Personal information
- Nationality: German
- Born: 13 September 1950 Bergisch Gladbach, West Germany
- Died: 21 May 2021 (aged 70)

Sport
- Sport: Sprinting
- Event: 200 metres

Medal record
Men's athletics
Representing West Germany
European Championships
| Silver medal – second place | 1974 Rome | 200 m |

= Manfred Ommer =

German sprinter (1950–2021)

Manfred Ommer (13 September 1950 – 21 May 2021) was a German sprinter. He competed in the men's 200 metres at the 1972 Summer Olympics representing West Germany.

==Life==
At the 1971 European Athletics Championships, he was eliminated with the 4 × 100 metres relay in the final (loss of baton). In 1972 he became German champion over 100 and 200 meters. At the 1972 Summer Olympics in Munich he retired in the 200 metres run in the semifinals. Ommer - a member of the relay - was the only German athlete who did not compete after the Munich massacre at the 1972 Summer Olympics in Munich. In 1974 he was German champion over 100 and 200 meters again. His greatest success is the silver medal with 20.76s in the 200 metres run at the 1974 European Athletics Championships. In the 100 metres run he was in 10.36s sixth, the relay was disqualified. In 1977 he confessed to doping with Dianabol. In the newly emerging doping discussion in 2013 after submission of the final report of the anti-doping commission, he accused the Freiburg physician Armin Klümper: Klümper was the largest doper on this planet.
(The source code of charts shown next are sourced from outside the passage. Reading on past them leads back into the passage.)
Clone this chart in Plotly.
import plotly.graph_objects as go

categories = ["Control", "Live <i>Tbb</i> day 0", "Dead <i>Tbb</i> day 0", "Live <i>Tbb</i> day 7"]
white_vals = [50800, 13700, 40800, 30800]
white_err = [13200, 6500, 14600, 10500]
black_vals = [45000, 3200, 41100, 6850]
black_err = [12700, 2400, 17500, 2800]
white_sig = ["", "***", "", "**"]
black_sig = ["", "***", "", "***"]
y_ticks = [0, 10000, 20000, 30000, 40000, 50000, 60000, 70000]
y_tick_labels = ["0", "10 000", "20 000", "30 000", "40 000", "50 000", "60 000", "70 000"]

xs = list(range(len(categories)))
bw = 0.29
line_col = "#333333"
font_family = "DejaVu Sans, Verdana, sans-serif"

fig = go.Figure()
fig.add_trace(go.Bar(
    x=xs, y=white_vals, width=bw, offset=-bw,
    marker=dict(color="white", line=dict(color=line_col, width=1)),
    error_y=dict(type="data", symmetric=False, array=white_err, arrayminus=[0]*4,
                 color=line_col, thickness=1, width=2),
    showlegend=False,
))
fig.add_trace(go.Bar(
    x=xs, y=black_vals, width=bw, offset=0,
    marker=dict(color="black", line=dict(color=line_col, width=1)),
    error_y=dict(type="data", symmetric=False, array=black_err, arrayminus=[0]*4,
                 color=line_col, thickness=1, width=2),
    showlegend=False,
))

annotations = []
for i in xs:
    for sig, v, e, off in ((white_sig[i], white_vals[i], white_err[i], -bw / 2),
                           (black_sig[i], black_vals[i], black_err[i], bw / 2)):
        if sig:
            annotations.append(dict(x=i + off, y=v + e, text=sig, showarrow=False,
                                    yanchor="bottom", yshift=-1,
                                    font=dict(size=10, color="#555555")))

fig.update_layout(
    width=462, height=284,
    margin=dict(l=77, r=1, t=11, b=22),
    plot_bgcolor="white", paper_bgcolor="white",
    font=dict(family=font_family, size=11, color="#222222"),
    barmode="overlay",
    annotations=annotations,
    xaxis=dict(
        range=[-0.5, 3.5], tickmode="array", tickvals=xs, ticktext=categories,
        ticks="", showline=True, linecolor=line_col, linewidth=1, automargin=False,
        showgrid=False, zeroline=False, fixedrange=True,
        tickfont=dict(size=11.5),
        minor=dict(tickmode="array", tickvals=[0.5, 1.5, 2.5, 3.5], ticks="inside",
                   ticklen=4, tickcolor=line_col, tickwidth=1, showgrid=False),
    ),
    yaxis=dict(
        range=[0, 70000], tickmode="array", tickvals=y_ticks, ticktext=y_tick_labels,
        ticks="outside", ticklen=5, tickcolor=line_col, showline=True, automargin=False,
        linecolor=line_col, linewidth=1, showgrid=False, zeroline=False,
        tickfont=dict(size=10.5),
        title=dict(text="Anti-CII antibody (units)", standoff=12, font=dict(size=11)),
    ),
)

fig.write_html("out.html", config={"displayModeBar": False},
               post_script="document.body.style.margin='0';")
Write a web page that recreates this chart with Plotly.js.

Manfred Ommer belonged to the sports club Bayer 04 Leverkusen. In his active time he was 1.77 m tall and weighed 71 kg.

From 1986 until March 8, 1994, Ommer was president of the German soccer club FC 08 Homburg in Homburg, Saarland. Ommer led this into the Bundesliga and made headlines in 1987 when he signed the condom manufacturer London as the main sponsor for the club. The DFB banned advertising on the jersey, imposed a fine and threatened Homburg with a point deduction.

In 1988, Ommer was active in investment consulting with 17 of his own companies after dropping out of his law degree after seven semesters.

Ommer also caused a stir with the so-called "Ommer model". The business idea behind this was to collect money in various funds in order to buy players, which would be passed on to clubs for a kind of leasing fee. Some of the players financed in this way ended up in Homburg. The model has often been viewed as a "slave trade".
At Rot-Weiss Essen, Ommer was a member of the board of directors.
Ommer suffered from Parkinson's disease as he aged and died on 21 May 2021 at the age of 70.